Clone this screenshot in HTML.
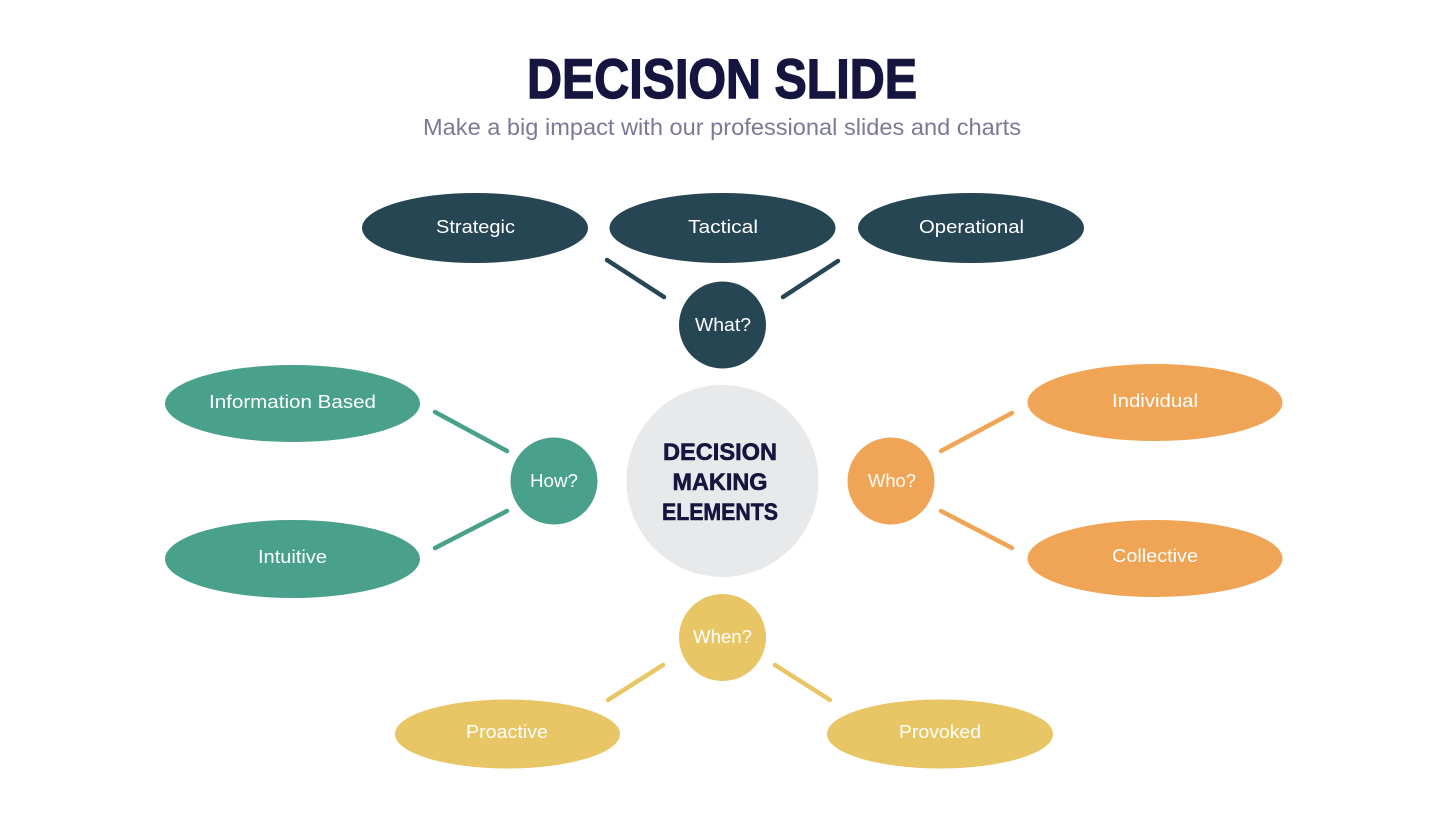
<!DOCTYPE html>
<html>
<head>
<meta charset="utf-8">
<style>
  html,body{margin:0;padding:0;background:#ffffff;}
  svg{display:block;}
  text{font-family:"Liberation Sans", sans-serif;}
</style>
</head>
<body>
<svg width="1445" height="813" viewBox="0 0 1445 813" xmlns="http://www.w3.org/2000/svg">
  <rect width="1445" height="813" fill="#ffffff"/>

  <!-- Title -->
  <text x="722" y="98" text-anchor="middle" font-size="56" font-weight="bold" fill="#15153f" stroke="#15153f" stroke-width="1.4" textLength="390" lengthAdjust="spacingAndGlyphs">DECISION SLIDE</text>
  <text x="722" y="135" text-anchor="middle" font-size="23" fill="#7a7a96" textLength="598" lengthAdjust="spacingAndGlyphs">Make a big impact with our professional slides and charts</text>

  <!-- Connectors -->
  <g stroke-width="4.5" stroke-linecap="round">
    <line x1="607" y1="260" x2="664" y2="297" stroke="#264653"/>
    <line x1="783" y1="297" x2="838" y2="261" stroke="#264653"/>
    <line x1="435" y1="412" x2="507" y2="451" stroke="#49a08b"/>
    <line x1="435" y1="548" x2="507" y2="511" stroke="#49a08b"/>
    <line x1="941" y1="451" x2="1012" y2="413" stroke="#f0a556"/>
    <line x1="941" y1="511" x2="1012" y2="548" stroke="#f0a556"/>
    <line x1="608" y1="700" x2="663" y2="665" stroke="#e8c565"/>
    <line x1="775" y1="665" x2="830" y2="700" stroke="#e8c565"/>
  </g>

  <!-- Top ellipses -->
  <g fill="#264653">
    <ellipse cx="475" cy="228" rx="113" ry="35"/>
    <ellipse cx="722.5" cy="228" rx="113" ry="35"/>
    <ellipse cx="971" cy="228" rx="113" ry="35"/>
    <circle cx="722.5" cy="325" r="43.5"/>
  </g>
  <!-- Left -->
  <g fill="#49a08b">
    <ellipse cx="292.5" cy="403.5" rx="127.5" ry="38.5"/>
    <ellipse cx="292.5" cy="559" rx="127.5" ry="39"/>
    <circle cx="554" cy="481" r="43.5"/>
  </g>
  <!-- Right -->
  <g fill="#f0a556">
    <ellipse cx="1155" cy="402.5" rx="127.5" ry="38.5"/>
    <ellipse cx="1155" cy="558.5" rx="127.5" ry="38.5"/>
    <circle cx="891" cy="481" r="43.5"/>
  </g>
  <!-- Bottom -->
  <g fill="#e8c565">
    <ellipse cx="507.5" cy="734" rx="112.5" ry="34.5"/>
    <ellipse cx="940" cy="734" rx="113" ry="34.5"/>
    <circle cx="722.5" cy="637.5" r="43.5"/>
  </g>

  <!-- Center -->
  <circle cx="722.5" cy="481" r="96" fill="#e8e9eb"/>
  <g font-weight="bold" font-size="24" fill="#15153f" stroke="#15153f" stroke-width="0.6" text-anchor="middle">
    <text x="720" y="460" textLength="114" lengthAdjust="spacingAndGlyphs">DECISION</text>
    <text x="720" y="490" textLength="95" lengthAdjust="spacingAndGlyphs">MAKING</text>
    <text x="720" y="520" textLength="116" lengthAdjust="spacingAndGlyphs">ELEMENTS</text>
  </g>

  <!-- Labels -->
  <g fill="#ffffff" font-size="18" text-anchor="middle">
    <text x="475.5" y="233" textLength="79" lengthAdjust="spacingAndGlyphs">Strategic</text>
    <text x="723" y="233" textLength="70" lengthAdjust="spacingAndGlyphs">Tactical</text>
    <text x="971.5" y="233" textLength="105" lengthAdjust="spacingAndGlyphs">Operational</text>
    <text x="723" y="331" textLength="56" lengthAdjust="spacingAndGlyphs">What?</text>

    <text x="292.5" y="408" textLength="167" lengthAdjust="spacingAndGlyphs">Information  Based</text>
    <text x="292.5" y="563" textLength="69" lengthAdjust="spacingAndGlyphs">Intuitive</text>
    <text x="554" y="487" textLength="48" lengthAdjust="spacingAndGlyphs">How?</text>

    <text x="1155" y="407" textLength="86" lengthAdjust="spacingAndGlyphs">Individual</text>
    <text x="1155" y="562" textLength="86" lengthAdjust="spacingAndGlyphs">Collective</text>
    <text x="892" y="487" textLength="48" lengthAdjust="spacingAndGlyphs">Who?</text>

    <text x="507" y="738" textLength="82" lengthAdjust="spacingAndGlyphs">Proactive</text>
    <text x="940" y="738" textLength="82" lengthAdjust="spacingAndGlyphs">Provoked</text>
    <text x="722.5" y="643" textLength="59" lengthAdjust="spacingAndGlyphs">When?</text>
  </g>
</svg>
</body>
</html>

Stated goal – Each line from the top of the material through the line containing "slides and charts</text>" should be reproduced exactly; please drop any images.

Result –
Clone this screenshot in HTML.
<!DOCTYPE html>
<html>
<head>
<meta charset="utf-8">
<style>
  html,body{margin:0;padding:0;background:#ffffff;}
  svg{display:block;}
  text{font-family:"Liberation Sans", sans-serif;}
</style>
</head>
<body>
<svg width="1445" height="813" viewBox="0 0 1445 813" xmlns="http://www.w3.org/2000/svg">
  <rect width="1445" height="813" fill="#ffffff"/>

  <!-- Title -->
  <text x="722" y="98" text-anchor="middle" font-size="56" font-weight="bold" fill="#15153f" stroke="#15153f" stroke-width="1.4" textLength="390" lengthAdjust="spacingAndGlyphs">DECISION SLIDE</text>
  <text x="722" y="135" text-anchor="middle" font-size="23" fill="#7a7a96" textLength="598" lengthAdjust="spacingAndGlyphs">Make a big impact with our professional slides and charts</text>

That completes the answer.